Take the lines from the top down to and including the one with "(0,0) rectangle (1854,678);" and repeat them exactly. Omit images.

#### [DATA]
____

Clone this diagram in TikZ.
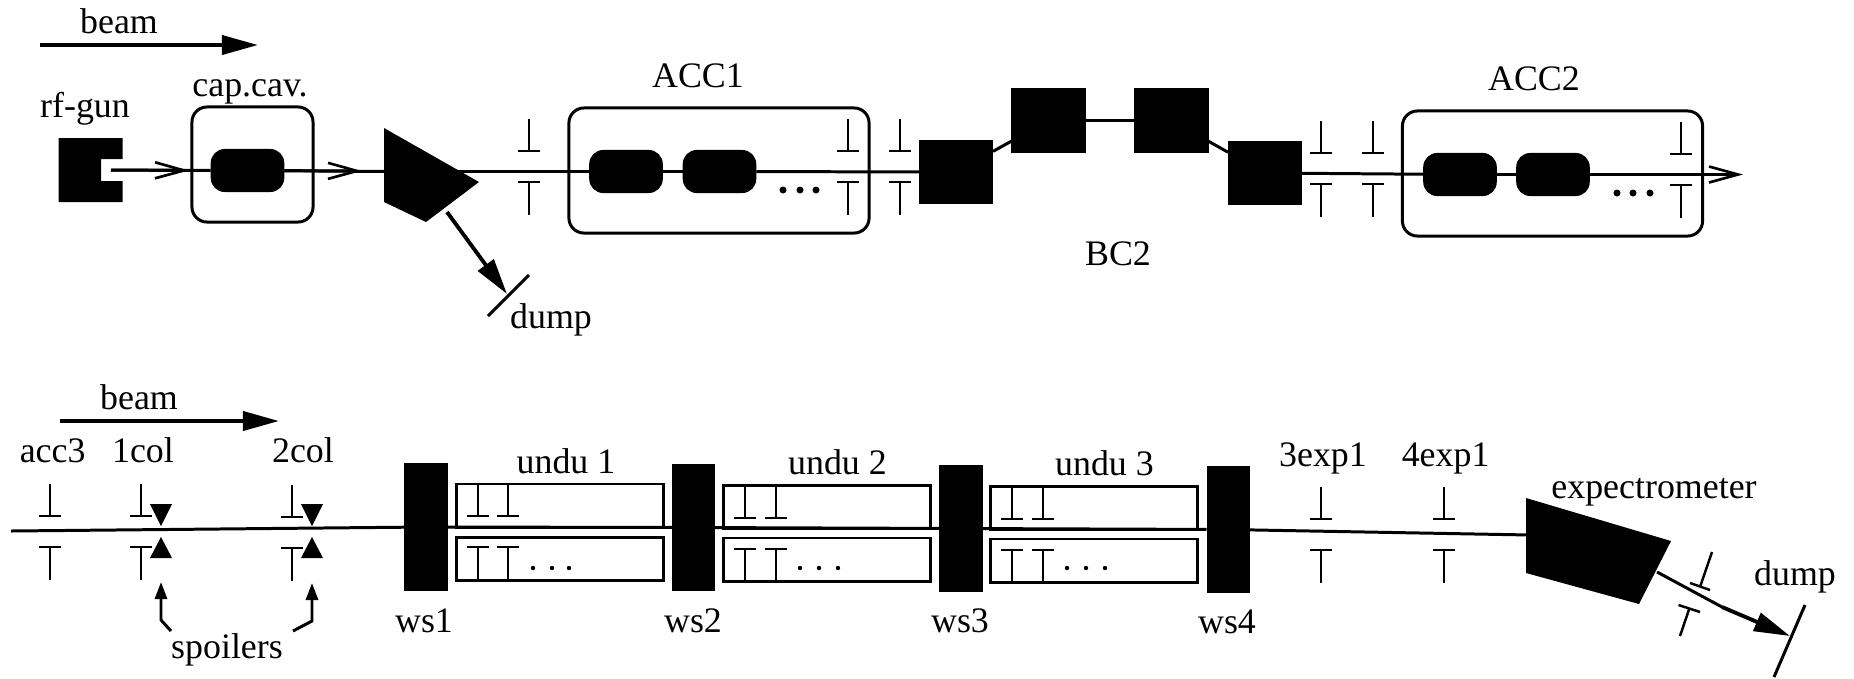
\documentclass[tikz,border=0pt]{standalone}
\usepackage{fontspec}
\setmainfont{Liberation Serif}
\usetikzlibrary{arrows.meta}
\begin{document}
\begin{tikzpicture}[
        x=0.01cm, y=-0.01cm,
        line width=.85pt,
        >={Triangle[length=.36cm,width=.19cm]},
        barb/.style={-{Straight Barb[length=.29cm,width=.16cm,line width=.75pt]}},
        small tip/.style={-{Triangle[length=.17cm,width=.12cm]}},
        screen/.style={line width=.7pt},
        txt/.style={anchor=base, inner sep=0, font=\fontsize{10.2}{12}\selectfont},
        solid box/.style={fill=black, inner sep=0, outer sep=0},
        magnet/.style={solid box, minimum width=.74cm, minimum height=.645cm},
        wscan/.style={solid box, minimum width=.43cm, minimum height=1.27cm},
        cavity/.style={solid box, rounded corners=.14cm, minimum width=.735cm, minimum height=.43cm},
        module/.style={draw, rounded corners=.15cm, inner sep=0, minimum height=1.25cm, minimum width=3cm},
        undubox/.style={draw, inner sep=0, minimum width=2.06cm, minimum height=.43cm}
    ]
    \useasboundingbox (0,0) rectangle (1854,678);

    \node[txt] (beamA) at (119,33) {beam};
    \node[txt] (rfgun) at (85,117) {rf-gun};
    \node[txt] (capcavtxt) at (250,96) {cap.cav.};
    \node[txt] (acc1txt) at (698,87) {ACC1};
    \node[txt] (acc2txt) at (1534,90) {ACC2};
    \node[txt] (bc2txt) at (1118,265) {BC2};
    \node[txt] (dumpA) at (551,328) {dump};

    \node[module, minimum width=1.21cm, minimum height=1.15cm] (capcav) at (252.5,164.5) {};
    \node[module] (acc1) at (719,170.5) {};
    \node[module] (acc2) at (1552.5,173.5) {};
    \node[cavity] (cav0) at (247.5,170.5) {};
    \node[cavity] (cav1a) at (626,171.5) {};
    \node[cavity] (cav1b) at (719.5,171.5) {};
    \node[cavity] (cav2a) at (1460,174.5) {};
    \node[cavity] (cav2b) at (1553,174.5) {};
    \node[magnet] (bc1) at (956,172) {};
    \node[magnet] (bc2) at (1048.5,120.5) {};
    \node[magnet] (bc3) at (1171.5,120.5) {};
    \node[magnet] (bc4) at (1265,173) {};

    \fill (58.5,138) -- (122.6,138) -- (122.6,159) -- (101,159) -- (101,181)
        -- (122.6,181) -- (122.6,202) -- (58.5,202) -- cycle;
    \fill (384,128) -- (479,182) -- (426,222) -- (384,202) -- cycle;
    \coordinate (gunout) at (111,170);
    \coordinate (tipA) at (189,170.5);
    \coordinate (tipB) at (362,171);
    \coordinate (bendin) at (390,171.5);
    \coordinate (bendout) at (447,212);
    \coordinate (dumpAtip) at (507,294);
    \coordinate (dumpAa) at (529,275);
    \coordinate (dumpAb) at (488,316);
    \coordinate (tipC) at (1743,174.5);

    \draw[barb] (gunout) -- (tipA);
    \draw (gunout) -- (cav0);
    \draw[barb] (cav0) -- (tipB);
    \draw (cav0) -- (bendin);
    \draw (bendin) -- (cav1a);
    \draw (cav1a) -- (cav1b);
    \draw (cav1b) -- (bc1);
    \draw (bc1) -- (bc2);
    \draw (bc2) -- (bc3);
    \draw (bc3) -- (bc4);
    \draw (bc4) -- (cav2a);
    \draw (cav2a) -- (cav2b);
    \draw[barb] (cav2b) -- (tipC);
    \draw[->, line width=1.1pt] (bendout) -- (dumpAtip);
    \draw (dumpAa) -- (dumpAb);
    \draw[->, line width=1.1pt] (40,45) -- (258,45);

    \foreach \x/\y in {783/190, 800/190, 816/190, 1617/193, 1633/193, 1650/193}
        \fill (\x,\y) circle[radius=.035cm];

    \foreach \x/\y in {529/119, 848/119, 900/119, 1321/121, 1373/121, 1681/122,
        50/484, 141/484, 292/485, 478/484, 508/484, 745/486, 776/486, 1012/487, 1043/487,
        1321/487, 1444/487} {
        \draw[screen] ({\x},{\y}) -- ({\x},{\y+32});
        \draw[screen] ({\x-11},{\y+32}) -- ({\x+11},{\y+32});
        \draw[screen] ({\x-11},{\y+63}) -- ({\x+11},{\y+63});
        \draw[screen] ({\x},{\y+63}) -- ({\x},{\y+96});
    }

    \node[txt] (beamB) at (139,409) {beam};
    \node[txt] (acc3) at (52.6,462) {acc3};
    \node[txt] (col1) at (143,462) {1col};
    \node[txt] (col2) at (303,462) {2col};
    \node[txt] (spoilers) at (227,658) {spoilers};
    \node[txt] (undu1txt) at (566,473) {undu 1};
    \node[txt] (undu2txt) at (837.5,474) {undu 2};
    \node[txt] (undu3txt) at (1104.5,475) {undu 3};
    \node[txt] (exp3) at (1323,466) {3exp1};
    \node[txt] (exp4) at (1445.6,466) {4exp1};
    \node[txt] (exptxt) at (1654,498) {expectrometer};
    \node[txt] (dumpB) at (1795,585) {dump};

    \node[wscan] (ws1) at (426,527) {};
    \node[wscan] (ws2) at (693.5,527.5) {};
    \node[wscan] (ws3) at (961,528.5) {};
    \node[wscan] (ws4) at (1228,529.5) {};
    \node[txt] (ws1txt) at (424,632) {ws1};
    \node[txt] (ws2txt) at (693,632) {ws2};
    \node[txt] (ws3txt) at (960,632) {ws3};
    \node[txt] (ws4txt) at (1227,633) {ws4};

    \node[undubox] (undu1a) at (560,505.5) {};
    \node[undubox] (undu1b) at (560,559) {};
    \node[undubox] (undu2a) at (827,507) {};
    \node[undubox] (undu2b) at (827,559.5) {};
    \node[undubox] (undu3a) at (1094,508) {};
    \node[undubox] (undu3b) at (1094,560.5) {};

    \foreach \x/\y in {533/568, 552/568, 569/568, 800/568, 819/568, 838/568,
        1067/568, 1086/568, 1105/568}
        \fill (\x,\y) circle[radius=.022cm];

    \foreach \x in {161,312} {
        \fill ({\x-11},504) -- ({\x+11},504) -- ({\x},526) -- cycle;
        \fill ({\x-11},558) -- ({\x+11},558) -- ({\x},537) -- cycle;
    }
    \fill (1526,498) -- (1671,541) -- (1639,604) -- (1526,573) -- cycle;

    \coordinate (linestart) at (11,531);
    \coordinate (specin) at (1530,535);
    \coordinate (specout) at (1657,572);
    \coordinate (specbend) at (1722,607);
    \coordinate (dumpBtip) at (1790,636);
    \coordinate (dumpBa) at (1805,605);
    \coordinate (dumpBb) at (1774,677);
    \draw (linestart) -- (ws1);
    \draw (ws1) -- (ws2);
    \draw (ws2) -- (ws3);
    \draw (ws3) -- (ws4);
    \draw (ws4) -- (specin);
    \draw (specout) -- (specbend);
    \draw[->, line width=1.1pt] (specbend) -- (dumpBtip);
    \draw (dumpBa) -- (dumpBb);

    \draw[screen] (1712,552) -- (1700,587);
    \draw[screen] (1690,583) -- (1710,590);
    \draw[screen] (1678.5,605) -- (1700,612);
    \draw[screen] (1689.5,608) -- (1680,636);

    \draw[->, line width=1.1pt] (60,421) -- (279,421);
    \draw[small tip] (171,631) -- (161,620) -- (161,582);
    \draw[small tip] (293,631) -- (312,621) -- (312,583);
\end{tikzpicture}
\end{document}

____

#### [RESPONSE TO THIS TASK]
Clone this diagram in TikZ.
\documentclass[tikz,border=0pt]{standalone}
\usepackage{fontspec}
\setmainfont{Liberation Serif}
\usetikzlibrary{arrows.meta}
\begin{document}
\begin{tikzpicture}[
        x=0.01cm, y=-0.01cm,
        line width=.85pt,
        >={Triangle[length=.36cm,width=.19cm]},
        barb/.style={-{Straight Barb[length=.29cm,width=.16cm,line width=.75pt]}},
        small tip/.style={-{Triangle[length=.17cm,width=.12cm]}},
        screen/.style={line width=.7pt},
        txt/.style={anchor=base, inner sep=0, font=\fontsize{10.2}{12}\selectfont},
        solid box/.style={fill=black, inner sep=0, outer sep=0},
        magnet/.style={solid box, minimum width=.74cm, minimum height=.645cm},
        wscan/.style={solid box, minimum width=.43cm, minimum height=1.27cm},
        cavity/.style={solid box, rounded corners=.14cm, minimum width=.735cm, minimum height=.43cm},
        module/.style={draw, rounded corners=.15cm, inner sep=0, minimum height=1.25cm, minimum width=3cm},
        undubox/.style={draw, inner sep=0, minimum width=2.06cm, minimum height=.43cm}
    ]
    \useasboundingbox (0,0) rectangle (1854,678);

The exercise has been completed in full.